- DIRECTIONS -
Exclude the pictures, then copy word for word the lines running from the beginning of the records through the line with "(viv.south) -- (\e);".

- EXTRACTED INFORMATION -

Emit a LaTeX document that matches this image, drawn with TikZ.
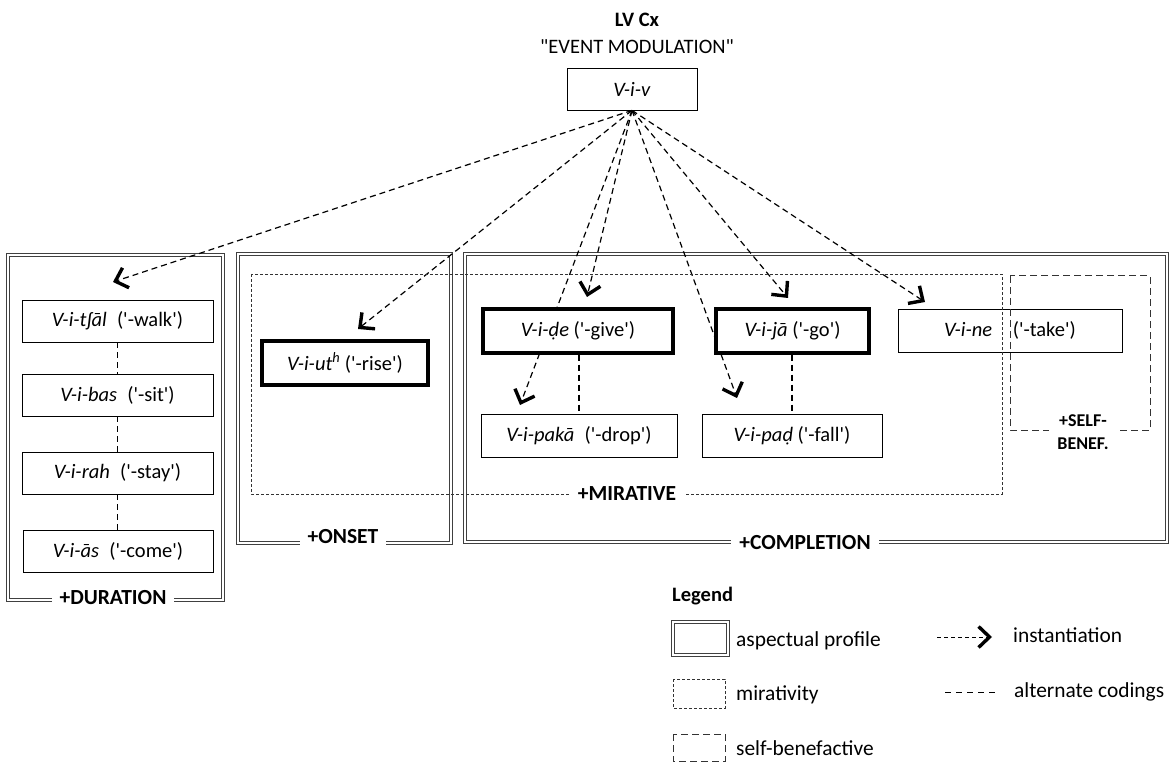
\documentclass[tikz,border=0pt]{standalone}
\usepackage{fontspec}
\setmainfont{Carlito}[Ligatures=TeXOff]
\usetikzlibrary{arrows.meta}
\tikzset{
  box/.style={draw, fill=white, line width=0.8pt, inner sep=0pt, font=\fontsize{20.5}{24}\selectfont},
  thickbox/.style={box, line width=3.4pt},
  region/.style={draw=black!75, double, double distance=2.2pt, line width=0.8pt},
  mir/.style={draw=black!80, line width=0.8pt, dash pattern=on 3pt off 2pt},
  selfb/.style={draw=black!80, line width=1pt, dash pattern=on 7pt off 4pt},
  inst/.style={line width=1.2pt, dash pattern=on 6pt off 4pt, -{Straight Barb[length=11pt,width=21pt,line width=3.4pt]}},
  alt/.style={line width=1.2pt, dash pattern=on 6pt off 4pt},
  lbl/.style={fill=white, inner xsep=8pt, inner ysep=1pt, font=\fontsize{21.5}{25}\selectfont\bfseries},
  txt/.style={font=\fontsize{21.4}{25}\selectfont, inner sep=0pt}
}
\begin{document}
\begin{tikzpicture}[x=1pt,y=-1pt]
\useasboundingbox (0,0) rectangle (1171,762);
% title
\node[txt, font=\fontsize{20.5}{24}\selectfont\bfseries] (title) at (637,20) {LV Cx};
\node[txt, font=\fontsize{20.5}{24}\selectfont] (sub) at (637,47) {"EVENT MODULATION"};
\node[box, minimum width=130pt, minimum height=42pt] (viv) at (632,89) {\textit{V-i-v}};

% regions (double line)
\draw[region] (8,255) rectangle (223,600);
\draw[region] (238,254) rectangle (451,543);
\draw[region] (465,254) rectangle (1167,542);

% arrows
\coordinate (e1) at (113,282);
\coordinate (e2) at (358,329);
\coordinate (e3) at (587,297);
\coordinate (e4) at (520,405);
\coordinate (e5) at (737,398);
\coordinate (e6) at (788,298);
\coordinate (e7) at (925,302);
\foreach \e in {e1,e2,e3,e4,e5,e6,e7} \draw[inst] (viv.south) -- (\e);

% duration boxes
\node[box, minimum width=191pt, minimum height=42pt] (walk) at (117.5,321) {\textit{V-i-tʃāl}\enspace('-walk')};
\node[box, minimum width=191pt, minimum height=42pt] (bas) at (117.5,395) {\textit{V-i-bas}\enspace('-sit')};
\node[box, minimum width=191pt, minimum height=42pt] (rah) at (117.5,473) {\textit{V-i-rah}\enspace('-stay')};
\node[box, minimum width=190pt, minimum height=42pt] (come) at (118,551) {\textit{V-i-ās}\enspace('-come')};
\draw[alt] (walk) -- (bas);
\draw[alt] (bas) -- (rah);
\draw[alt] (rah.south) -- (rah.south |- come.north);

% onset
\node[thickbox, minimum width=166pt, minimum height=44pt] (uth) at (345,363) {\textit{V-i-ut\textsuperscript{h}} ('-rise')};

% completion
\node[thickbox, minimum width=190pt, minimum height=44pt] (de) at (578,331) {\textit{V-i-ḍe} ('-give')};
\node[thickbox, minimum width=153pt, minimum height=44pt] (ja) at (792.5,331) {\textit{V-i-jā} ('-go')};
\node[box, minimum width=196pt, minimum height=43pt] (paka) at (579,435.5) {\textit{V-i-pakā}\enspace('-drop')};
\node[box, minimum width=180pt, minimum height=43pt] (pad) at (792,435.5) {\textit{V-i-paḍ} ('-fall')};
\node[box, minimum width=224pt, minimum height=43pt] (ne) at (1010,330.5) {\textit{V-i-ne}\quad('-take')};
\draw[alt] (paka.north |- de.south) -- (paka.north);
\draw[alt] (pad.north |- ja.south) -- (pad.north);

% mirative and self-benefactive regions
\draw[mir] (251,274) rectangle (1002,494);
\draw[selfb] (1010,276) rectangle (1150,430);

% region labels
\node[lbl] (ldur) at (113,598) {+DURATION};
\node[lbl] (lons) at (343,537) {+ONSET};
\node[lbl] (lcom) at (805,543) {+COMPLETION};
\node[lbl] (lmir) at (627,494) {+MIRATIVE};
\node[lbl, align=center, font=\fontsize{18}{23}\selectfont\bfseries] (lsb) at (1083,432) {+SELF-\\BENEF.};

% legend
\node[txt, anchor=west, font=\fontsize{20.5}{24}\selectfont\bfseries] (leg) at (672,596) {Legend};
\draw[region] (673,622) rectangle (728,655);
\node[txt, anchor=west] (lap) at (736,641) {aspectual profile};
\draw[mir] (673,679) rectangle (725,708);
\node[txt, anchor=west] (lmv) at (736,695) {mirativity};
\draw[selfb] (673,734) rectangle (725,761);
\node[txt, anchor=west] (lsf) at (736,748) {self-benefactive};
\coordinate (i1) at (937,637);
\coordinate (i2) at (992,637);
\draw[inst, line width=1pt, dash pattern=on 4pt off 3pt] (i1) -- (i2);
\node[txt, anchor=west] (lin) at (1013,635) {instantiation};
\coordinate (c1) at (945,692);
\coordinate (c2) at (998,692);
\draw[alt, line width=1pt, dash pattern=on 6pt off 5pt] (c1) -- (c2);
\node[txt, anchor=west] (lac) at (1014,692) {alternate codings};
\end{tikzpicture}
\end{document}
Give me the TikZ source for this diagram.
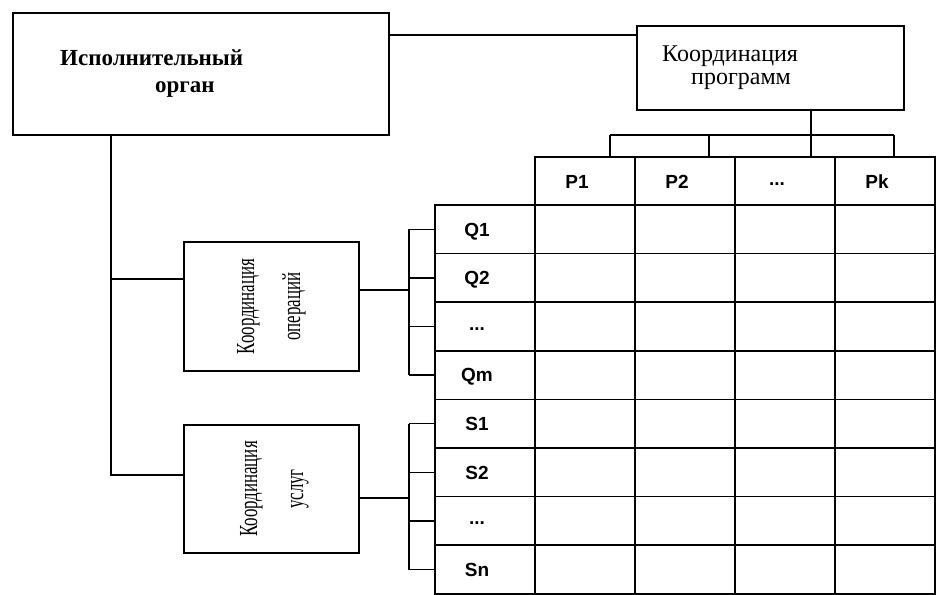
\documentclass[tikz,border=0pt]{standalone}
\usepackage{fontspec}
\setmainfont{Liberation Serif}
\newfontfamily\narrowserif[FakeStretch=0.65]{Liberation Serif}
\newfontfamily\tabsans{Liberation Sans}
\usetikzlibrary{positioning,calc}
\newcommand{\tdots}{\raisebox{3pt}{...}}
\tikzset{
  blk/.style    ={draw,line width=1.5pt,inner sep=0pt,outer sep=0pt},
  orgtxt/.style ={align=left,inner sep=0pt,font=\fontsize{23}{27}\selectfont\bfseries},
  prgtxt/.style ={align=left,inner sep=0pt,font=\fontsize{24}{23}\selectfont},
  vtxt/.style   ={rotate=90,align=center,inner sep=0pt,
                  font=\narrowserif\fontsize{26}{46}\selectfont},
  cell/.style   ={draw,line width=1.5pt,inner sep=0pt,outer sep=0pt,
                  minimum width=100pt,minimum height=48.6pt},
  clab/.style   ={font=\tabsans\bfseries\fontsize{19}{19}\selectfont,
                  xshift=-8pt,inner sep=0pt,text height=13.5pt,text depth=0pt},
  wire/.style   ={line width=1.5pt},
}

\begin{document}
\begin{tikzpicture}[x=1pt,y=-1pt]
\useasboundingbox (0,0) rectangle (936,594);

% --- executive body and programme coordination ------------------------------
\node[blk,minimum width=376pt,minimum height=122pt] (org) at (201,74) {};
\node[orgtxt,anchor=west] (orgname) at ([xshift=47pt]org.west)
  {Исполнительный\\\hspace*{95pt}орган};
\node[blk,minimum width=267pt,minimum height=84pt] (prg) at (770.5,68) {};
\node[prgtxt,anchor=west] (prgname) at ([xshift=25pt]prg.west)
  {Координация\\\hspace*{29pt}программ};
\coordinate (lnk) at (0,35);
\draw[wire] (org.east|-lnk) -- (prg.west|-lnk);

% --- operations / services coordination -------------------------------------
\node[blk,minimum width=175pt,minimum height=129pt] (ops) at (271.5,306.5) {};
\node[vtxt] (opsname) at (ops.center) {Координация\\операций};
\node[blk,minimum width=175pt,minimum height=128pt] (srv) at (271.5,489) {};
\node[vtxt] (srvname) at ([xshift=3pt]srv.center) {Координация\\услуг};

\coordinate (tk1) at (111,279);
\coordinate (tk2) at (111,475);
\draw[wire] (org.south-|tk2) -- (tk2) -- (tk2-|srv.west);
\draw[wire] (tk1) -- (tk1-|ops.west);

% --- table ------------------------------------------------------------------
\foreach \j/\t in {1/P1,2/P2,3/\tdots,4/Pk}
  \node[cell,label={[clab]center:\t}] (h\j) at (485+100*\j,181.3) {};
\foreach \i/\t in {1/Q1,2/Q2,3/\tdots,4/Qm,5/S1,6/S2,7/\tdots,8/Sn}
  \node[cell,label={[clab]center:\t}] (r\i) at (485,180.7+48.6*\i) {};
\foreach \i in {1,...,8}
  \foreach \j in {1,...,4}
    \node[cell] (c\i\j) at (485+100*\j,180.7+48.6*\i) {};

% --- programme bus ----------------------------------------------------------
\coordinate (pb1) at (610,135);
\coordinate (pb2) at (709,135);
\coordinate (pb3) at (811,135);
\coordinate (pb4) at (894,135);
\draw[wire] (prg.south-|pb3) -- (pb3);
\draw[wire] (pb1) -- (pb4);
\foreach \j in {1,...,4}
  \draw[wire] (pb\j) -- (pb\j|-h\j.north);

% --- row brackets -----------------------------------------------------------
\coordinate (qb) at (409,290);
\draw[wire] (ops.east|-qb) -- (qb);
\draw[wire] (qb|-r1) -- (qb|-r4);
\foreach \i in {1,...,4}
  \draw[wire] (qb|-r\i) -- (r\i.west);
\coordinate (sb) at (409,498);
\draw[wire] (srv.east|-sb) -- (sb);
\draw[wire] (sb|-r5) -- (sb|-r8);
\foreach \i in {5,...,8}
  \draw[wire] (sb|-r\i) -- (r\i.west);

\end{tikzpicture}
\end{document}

- EXERCISE RESPONSE -
Emit a LaTeX document that matches this image, drawn with TikZ.
\documentclass[tikz,border=0pt]{standalone}
\usepackage{fontspec}
\setmainfont{Carlito}[Ligatures=TeXOff]
\usetikzlibrary{arrows.meta}
\tikzset{
  box/.style={draw, fill=white, line width=0.8pt, inner sep=0pt, font=\fontsize{20.5}{24}\selectfont},
  thickbox/.style={box, line width=3.4pt},
  region/.style={draw=black!75, double, double distance=2.2pt, line width=0.8pt},
  mir/.style={draw=black!80, line width=0.8pt, dash pattern=on 3pt off 2pt},
  selfb/.style={draw=black!80, line width=1pt, dash pattern=on 7pt off 4pt},
  inst/.style={line width=1.2pt, dash pattern=on 6pt off 4pt, -{Straight Barb[length=11pt,width=21pt,line width=3.4pt]}},
  alt/.style={line width=1.2pt, dash pattern=on 6pt off 4pt},
  lbl/.style={fill=white, inner xsep=8pt, inner ysep=1pt, font=\fontsize{21.5}{25}\selectfont\bfseries},
  txt/.style={font=\fontsize{21.4}{25}\selectfont, inner sep=0pt}
}
\begin{document}
\begin{tikzpicture}[x=1pt,y=-1pt]
\useasboundingbox (0,0) rectangle (1171,762);
% title
\node[txt, font=\fontsize{20.5}{24}\selectfont\bfseries] (title) at (637,20) {LV Cx};
\node[txt, font=\fontsize{20.5}{24}\selectfont] (sub) at (637,47) {"EVENT MODULATION"};
\node[box, minimum width=130pt, minimum height=42pt] (viv) at (632,89) {\textit{V-i-v}};

% regions (double line)
\draw[region] (8,255) rectangle (223,600);
\draw[region] (238,254) rectangle (451,543);
\draw[region] (465,254) rectangle (1167,542);

% arrows
\coordinate (e1) at (113,282);
\coordinate (e2) at (358,329);
\coordinate (e3) at (587,297);
\coordinate (e4) at (520,405);
\coordinate (e5) at (737,398);
\coordinate (e6) at (788,298);
\coordinate (e7) at (925,302);
\foreach \e in {e1,e2,e3,e4,e5,e6,e7} \draw[inst] (viv.south) -- (\e);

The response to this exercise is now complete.